Other features of this projector irrelevant to home theater but are neat and worth mentioning are its ability to handle WiFi wireless input from PC's only (Sorry no Mac drivers) and it can read CF and Sony Memory stick cards. It has electronic zoom/focus and even motor driven front legs. The lens has a cover over it that opens and closes when the unit is powered on and off. It has an instant off and unplug feature. When you are finished your viewing you can quite literally turn it off and unplug it immediately from the wall. The fans keep on running for a couple of minutes to finish the bulb cool down while the unit is unplugged. And all of this comes from a quiet projector that is no larger than the average yellow page city class phone book.
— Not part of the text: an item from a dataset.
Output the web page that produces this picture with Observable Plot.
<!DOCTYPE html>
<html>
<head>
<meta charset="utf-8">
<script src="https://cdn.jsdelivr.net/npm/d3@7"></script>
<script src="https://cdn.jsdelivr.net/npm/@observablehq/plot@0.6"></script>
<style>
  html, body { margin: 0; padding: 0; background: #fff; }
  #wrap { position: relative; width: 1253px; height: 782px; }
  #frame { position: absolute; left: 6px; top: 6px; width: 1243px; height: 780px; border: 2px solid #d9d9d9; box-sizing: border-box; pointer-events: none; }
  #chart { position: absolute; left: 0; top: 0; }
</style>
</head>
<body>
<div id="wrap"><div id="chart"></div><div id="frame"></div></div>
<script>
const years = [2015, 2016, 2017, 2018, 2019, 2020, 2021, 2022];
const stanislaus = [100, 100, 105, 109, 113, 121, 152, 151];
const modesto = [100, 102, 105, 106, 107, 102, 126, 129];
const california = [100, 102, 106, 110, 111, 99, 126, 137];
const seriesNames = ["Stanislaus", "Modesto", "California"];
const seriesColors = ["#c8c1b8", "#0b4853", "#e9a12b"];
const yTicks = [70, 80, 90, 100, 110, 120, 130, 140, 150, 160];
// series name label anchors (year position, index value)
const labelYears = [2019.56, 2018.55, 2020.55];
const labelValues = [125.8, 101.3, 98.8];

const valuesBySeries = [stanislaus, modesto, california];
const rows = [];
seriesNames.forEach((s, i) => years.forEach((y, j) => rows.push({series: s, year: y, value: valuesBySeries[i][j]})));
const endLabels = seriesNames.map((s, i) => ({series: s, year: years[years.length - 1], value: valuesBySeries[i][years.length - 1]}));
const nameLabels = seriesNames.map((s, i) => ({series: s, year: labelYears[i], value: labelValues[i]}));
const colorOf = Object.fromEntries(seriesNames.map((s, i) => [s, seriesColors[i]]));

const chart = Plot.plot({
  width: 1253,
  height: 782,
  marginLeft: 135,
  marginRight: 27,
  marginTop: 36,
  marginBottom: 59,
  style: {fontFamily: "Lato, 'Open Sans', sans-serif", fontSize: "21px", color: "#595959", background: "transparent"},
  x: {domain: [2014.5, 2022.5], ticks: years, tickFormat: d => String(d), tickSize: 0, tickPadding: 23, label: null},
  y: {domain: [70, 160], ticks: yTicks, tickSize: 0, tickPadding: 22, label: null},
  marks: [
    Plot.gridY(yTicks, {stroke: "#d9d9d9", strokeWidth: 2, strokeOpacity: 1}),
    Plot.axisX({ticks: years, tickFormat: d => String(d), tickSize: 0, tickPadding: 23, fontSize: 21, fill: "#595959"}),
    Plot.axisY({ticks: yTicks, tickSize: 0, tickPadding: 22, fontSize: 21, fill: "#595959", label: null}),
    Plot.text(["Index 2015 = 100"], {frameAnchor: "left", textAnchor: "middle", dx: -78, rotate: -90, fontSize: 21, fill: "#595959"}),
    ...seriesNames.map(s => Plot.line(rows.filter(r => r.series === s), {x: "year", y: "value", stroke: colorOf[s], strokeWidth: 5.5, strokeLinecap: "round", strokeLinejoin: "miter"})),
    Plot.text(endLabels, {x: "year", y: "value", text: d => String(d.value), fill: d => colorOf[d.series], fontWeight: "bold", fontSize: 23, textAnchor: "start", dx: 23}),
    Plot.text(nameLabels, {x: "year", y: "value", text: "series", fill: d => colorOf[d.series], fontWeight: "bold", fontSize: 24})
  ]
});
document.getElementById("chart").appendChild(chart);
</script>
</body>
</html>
Like the typical bright LCD unit it has the screen door effect but that can easily be toned down with a bit of defocussing which is a technique I also saw used by the dealer here selling the HS51 and Qualia units. The blacks are "blacker" on the HS51 compared to my CX75 but I love huge theater class output. I had a 6 foot Sony forward projector for more than twenty years and the 6' to 8' screens typically used with the nominal 1000 lumen DLP units touted here are to me not much more than the big ugly monolithic rear projection units.
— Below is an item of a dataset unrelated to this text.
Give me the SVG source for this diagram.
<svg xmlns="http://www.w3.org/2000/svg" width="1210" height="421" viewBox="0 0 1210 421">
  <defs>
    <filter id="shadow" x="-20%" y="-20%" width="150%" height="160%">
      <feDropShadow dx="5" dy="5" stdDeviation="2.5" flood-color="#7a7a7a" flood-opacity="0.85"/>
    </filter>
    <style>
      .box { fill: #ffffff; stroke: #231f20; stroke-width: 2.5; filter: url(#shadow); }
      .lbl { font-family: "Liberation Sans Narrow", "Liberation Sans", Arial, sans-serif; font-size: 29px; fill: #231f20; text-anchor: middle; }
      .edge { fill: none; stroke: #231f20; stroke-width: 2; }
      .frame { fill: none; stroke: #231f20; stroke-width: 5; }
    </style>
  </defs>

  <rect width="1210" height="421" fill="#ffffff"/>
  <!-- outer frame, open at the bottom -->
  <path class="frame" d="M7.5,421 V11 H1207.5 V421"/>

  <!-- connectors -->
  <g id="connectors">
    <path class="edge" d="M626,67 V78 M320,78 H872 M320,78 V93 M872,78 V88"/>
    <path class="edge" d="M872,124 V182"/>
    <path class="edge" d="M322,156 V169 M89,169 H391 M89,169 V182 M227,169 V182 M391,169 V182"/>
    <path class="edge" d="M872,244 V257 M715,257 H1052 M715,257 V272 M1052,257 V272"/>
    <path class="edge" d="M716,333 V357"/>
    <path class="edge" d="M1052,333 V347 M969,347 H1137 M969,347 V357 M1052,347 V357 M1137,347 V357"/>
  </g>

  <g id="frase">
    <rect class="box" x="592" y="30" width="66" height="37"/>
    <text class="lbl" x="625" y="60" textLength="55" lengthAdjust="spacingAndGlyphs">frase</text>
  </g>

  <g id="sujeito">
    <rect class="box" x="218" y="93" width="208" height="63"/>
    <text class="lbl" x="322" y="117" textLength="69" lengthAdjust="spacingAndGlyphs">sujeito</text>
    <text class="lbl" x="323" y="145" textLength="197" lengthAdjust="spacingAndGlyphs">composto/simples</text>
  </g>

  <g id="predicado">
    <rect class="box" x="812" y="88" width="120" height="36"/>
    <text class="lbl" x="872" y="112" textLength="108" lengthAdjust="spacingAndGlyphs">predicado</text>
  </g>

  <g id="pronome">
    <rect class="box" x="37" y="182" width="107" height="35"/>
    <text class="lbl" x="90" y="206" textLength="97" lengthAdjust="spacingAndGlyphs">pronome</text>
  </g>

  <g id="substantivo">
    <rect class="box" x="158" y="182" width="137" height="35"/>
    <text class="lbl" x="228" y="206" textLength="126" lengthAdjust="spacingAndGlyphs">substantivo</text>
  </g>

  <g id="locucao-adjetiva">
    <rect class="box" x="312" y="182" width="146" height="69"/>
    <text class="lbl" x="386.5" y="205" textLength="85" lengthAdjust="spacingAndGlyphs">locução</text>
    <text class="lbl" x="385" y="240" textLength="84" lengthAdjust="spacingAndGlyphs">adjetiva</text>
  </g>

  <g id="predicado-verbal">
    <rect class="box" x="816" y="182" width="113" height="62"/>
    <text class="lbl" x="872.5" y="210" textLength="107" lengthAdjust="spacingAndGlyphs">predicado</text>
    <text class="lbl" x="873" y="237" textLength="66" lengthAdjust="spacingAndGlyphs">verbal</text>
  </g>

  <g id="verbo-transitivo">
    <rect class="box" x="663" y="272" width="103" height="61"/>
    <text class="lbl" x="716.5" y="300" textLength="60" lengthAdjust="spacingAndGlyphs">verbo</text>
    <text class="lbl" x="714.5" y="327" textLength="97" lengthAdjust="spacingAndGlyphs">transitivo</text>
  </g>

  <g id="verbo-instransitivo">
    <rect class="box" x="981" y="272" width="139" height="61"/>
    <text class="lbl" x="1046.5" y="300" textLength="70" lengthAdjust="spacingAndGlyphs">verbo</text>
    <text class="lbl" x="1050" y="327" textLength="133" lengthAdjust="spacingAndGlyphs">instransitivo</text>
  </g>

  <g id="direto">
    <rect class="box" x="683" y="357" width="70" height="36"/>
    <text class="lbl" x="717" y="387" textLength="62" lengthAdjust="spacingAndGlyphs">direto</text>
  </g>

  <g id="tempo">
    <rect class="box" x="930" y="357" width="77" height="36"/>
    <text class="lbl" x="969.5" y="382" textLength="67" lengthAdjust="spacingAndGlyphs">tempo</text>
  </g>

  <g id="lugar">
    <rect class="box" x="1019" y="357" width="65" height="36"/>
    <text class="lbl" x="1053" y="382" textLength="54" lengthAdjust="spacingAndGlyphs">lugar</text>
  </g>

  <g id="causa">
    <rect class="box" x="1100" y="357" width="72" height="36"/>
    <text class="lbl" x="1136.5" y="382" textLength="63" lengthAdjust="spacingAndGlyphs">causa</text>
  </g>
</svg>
I continue to contend that while this knowledgeable but possibly too lenient group puts up with 1000 lumen units that require near totally dark rooms and are willing to pay ten to twenty thousand bucks for the top models we will not see that true HiDef video wall in our home theaters most of us secretly dream of having. Other than the Qualia which is huge in size and currently way too costly there is not really much new coming out except the forthcoming LCOS Canon unit which preliminarily appears to have flaws but much promise.
Unfortunately many here are making their livings selling what is available now so they accept what is currently out there. I contend that we could possibly force faster progress in true home theater 16:9 units if we told our suppliers we want brighter and better than what they are offering us now. How do we do that? By not buying their overpriced under lumen'ed models and find ways to utilize the cheaper business class units where you get far more bang for the buck. Vote no for low (lumens) with your dollars!
I'll live with my not quite so dark blacks and buy a new, better business class unit every year or two and still be way ahead financially and screen size wise than folks that adore their phenomenally dark blacks on "huge" seven foot screens.